First let us go back and understand the major changes effected in mutual fund charges. SEBI banned entry load on equity schemes of mutual fund w.e.f. 1st August’ 2009. The move was brought in together with the option to the investor to decide on payment of commissions to distributors on the basis of quality of advice and service given to him. This has hit the mutual fund industry very badly and the volumes have come down drastically after that. The total strength of the mutual fund distributors has also reduced in the meantime to half, as large number of distributors exited the distribution channel due to insignificant incentives. Investors were also not ready to pay extra fees directly to distributor as it was difficult for them to digest the idea of having to pay an agent by separate cheque. The inventors were fine with the product being loaded with any charge as long as he did not have to shell out any money separately. Banks and corporate distributors benefited the most as the competition reduced. We have just read the news that 63% of the total commission is paid to 25 larger distributors and out of that 12 are leading banks.

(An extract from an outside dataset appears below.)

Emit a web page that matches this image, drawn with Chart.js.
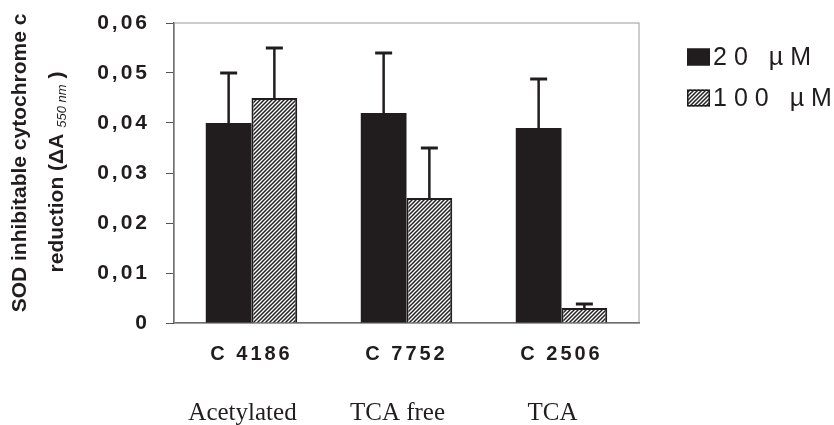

After representation from AMFI to compensate distributors, SEBI allowed transaction charge to impose on fresh investment w.e.f. 1st November’ 2011. This has also not helped to improve the sentiment and most of the distributors opted out from the transaction fees. Again new initiatives are initiated after Mr. Manmohan Singh took over the charge of finance ministry. There was a strong representation to bring back the entry load but SEBI has flatly refused to consider the same. One needs to understand the impact of the fee hike compared to entry load allowed previously. It is also important to know that entry load was deducted from the investors fund directly at the time of fresh investment whereas other expenses of mutual fund are deducted at the back end from total investment value. It is not possible for common investor to identify the expenses as the charges are adjusted in the NAV declared.
Let us understand the impact of proposed hike in expense by taking an example. Suppose Mr. Hitesh has investment of Rs. 25 lakhs in mutual fund equity scheme and is also continuing SIP of Rs. 20,000 every month. In the older system when entry load was there, his net investment would have been Rs. 19,600 and Rs. 400 were deducted from him as entry load to be paid to distributor as commission. In that case his yearly outgo would have been Rs. 4,800. Now suppose he continues with same investment and SIP at present then hike in the fees of 25 basis point will cost him Rs. 6,250 yearly and will increase every year with the increase in his investment value. This hike will hit worst to the investors who are heavily invested in mutual fund schemes and also not continuing with any further investment. At present total AUM under equity schemes across all mutual funds is around 1.55 lakh crores and additional 25 basis point means additional charge of 385 crores per annum. Investors will lose these 385 crores yearly only because there is hike in the fees and it has nothing to do with performance of the fund. The under performing funds can still continue without any regulators intervention and still they can increase the charge if approved.
On one hand SEBI claims that it has protected the investor’s interest by banning entry load and on the other hand they are increasing fees which will badly hit investors. One should note that entire exercise is done to help and revive the mutual fund industry and investor protection is nowhere in the mind of the regulator. I fail to understand that the fees are too high in debt funds which hardly give return in double digit. Therefore most of the people prefer traditional investment like PPF, Postal schemes and Bank FDs for their part of debt investment. These investments not only offer fixed return but are also not subject to market risk. SEBI, AMFI and AMCs must come out with the suitable alternative investor friendly solution. It is not advisable to keep out IFAs from the distribution channel to benefit big players. Bailing out package will not serve the purpose unless investor’s interest is protected.